Code that draws figures
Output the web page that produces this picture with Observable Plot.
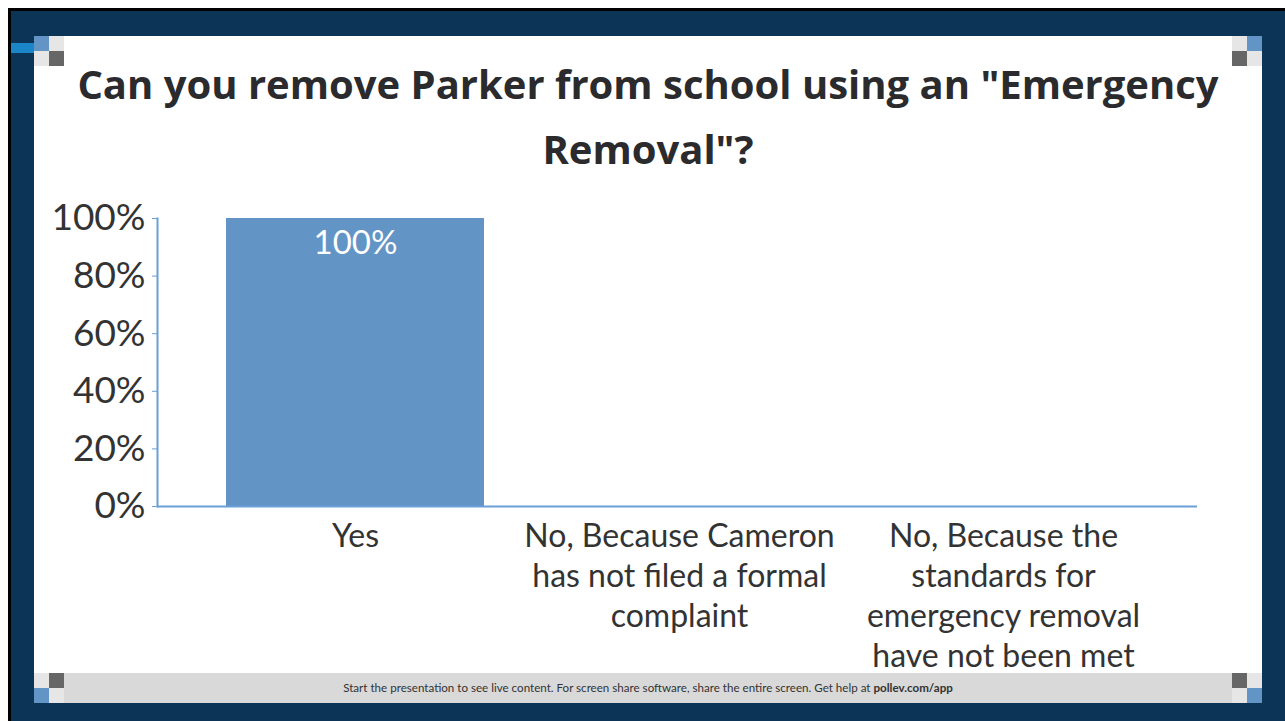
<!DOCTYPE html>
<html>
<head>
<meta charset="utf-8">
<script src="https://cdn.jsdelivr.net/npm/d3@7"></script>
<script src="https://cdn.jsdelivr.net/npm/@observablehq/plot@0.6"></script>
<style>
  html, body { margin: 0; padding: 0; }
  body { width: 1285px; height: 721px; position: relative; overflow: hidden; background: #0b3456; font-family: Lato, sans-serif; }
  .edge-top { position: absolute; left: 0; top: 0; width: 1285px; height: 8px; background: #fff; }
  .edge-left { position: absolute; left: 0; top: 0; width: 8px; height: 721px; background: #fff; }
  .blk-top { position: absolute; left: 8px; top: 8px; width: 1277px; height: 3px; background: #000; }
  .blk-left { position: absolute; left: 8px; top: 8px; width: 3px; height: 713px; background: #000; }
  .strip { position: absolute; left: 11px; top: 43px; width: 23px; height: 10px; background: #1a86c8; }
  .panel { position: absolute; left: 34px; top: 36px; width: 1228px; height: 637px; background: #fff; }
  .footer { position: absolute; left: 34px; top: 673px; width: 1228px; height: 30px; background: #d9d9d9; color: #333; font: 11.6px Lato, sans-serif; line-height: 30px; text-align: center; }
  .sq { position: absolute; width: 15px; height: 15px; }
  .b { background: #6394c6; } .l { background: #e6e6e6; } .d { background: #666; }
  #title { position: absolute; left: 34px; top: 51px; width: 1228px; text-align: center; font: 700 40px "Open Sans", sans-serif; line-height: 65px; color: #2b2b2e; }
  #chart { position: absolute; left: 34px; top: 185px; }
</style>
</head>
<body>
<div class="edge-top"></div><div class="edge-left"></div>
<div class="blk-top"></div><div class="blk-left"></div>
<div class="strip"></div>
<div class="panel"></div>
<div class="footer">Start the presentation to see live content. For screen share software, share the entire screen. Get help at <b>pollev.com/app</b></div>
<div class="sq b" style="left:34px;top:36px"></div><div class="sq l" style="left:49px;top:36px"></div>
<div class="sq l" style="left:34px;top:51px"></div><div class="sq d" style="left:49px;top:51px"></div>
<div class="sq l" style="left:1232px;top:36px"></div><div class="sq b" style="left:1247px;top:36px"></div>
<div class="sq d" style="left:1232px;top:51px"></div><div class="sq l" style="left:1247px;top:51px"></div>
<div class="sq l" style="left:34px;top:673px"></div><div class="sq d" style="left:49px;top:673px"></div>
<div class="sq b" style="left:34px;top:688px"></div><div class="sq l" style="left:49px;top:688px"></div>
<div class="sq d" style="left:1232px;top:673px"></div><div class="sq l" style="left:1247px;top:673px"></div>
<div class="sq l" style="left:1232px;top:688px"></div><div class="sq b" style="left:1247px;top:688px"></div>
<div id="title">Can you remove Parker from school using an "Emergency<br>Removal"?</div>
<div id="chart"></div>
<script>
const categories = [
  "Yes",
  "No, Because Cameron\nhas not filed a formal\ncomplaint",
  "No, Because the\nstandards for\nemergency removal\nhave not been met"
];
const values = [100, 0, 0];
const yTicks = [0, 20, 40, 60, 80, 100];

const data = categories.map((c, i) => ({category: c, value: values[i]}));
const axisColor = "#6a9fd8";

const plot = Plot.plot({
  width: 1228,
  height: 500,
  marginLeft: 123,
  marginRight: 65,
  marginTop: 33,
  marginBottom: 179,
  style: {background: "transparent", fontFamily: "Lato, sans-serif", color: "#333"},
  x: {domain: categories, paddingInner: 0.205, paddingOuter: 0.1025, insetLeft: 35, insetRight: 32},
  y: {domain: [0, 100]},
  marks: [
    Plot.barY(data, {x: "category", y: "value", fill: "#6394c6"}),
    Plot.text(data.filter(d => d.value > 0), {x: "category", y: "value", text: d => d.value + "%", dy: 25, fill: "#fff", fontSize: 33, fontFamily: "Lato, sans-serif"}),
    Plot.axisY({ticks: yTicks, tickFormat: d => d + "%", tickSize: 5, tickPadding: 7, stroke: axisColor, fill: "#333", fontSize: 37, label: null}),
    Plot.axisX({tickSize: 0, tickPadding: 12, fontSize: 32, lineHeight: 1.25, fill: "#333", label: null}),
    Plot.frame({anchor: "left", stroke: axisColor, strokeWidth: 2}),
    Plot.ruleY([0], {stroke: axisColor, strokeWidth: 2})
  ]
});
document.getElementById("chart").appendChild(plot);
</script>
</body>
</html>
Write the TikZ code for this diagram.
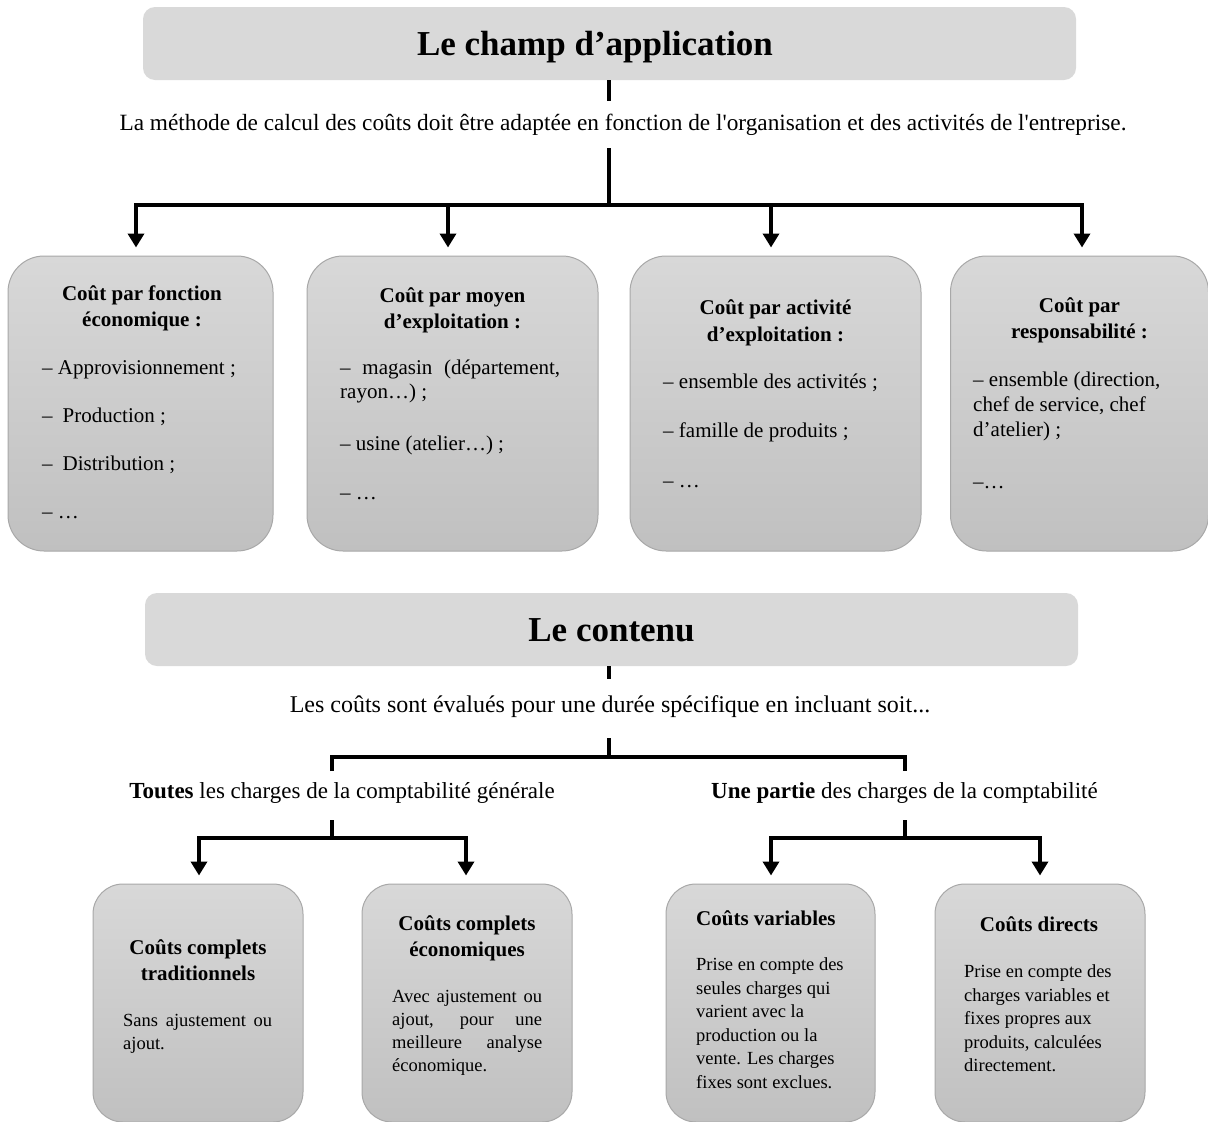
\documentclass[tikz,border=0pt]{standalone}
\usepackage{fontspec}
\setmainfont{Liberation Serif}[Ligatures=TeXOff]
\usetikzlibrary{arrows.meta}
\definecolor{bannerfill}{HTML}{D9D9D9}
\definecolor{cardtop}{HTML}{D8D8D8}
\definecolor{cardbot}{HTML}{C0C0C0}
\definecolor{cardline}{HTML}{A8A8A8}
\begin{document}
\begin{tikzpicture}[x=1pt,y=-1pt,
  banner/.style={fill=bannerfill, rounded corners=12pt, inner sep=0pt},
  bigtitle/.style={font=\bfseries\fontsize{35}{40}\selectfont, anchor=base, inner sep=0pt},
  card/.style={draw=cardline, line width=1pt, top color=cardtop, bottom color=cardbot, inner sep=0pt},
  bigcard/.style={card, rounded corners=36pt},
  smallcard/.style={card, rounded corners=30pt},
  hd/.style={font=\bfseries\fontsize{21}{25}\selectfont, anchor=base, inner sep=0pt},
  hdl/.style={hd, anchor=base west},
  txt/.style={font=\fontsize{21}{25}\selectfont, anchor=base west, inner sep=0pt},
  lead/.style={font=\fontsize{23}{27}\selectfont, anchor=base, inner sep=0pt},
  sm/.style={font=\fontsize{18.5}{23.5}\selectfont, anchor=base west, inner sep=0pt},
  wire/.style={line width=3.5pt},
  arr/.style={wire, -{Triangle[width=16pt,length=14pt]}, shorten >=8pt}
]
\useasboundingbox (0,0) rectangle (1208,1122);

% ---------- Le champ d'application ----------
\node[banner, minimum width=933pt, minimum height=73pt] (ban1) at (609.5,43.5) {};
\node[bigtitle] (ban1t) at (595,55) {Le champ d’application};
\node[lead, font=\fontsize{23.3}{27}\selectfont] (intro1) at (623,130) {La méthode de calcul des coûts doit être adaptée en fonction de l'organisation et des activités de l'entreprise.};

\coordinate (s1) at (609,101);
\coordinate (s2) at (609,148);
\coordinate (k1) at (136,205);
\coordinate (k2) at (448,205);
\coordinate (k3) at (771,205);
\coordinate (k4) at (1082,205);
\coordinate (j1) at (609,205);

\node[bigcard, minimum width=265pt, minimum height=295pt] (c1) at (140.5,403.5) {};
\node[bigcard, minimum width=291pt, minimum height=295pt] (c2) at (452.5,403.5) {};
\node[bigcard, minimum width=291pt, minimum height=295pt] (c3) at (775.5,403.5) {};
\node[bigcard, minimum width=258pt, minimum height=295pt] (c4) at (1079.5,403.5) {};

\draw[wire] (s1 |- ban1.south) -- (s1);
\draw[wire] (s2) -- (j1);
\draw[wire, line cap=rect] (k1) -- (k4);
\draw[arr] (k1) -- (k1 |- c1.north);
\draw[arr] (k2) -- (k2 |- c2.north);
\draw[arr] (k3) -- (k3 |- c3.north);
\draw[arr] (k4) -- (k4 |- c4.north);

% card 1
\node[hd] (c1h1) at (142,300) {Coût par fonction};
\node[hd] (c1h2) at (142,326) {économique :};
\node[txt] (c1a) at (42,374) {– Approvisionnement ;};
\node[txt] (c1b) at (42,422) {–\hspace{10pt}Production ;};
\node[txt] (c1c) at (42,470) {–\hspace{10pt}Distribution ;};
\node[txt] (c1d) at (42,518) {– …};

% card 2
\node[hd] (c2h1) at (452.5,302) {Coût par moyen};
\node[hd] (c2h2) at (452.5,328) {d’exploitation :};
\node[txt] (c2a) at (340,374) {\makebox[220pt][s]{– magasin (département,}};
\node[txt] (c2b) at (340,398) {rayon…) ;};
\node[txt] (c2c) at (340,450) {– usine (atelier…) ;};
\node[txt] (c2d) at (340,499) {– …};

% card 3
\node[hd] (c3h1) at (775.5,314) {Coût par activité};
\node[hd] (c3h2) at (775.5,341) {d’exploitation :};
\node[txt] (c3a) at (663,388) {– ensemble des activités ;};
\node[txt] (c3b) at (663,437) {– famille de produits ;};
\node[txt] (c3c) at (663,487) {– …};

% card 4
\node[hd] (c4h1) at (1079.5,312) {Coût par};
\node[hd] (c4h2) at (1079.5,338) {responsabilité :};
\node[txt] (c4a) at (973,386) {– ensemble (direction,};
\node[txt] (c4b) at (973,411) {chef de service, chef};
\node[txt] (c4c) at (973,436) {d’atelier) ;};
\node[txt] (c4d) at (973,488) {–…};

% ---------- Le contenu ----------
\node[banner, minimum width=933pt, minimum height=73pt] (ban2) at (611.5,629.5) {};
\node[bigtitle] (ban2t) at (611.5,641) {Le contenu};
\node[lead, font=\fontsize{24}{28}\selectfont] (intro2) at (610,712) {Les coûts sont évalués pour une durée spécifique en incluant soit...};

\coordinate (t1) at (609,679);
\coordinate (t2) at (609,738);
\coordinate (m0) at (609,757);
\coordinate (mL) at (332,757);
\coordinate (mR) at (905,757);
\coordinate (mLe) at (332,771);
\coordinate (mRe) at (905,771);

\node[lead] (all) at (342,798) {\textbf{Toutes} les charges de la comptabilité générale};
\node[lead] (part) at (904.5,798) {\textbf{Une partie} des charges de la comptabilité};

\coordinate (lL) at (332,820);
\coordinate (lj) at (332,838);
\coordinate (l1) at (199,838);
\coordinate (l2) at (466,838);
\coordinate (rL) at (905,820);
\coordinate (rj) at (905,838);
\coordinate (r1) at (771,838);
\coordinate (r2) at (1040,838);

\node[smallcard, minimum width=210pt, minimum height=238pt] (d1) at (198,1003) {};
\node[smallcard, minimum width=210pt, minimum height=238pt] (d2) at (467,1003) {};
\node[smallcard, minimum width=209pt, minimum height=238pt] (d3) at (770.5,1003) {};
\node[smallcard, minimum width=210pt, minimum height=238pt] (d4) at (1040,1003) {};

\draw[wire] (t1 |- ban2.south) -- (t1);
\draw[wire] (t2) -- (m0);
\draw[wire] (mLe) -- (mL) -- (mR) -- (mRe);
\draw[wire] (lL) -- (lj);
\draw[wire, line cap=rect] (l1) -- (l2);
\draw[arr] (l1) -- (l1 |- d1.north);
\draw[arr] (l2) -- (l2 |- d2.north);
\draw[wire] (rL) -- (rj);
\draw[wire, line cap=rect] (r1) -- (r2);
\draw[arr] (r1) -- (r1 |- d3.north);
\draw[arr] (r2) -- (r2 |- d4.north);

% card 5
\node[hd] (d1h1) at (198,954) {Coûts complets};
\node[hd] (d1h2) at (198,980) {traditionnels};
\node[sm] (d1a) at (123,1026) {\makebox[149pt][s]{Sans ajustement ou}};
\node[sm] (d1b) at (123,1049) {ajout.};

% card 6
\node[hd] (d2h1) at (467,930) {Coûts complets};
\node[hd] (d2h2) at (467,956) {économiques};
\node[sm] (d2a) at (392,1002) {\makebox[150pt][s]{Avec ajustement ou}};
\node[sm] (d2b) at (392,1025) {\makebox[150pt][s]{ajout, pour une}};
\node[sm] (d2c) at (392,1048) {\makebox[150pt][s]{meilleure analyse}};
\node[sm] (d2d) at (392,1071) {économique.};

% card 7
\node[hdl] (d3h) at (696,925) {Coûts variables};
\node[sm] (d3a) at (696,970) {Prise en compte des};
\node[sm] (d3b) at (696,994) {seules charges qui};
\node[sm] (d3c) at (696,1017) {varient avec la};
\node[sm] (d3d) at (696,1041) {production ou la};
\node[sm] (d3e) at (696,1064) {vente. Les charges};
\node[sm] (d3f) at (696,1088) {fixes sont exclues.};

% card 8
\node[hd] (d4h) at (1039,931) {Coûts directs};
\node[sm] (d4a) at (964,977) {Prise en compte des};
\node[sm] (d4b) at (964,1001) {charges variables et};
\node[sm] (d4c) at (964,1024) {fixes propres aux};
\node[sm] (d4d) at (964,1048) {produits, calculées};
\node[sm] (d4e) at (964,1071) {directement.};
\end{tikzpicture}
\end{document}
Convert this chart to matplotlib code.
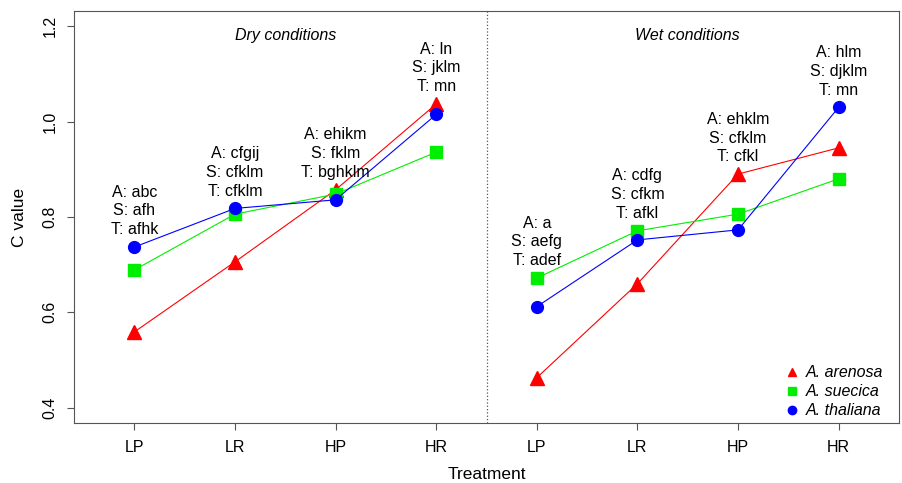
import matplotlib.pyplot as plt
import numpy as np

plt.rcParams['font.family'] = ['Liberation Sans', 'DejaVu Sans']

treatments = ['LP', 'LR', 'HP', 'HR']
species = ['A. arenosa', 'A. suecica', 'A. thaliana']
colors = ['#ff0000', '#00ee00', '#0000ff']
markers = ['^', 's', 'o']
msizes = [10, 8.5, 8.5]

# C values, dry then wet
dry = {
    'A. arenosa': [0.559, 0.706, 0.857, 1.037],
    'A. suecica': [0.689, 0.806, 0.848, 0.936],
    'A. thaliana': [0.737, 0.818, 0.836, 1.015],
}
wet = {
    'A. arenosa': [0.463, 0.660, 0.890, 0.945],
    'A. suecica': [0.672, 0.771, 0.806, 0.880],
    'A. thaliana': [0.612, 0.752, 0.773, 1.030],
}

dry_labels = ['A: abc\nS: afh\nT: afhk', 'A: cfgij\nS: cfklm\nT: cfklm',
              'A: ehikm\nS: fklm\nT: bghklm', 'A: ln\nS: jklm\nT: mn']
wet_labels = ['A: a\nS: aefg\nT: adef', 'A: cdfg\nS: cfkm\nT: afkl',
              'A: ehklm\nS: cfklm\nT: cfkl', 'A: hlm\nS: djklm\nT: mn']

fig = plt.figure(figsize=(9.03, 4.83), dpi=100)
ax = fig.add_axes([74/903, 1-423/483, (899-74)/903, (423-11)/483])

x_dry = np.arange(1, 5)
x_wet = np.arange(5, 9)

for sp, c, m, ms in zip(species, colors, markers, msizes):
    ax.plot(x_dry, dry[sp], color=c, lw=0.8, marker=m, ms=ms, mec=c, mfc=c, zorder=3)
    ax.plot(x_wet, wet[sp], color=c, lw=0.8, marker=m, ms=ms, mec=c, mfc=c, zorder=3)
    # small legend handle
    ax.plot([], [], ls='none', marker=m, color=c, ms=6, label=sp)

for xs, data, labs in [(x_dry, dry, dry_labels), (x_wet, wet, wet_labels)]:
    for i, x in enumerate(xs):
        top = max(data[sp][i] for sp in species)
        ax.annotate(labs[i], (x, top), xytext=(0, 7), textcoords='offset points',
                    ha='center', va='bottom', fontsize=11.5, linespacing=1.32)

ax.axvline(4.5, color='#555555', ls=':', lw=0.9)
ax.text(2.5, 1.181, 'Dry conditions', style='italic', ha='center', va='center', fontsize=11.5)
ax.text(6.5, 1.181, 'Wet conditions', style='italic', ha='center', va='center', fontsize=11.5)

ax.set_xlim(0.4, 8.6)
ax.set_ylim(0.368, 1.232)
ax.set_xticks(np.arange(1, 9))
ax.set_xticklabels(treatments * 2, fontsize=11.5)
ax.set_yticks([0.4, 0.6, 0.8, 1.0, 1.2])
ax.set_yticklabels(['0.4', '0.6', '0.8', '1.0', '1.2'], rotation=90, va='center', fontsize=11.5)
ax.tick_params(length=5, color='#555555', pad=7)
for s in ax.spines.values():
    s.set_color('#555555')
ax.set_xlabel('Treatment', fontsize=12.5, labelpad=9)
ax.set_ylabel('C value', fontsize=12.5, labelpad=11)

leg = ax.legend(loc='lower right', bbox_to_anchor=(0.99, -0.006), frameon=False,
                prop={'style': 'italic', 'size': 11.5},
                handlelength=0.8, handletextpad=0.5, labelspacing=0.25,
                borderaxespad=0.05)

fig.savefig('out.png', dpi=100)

## Task
Print exactly what appears from the line holding "Convert this chart to matplotlib code." down to the line holding "msizes = [10, 8.5, 8.5]", both ends kept, leaving out the pictures.

## Solution to this problem
Convert this chart to matplotlib code.
import matplotlib.pyplot as plt
import numpy as np

plt.rcParams['font.family'] = ['Liberation Sans', 'DejaVu Sans']

treatments = ['LP', 'LR', 'HP', 'HR']
species = ['A. arenosa', 'A. suecica', 'A. thaliana']
colors = ['#ff0000', '#00ee00', '#0000ff']
markers = ['^', 's', 'o']
msizes = [10, 8.5, 8.5]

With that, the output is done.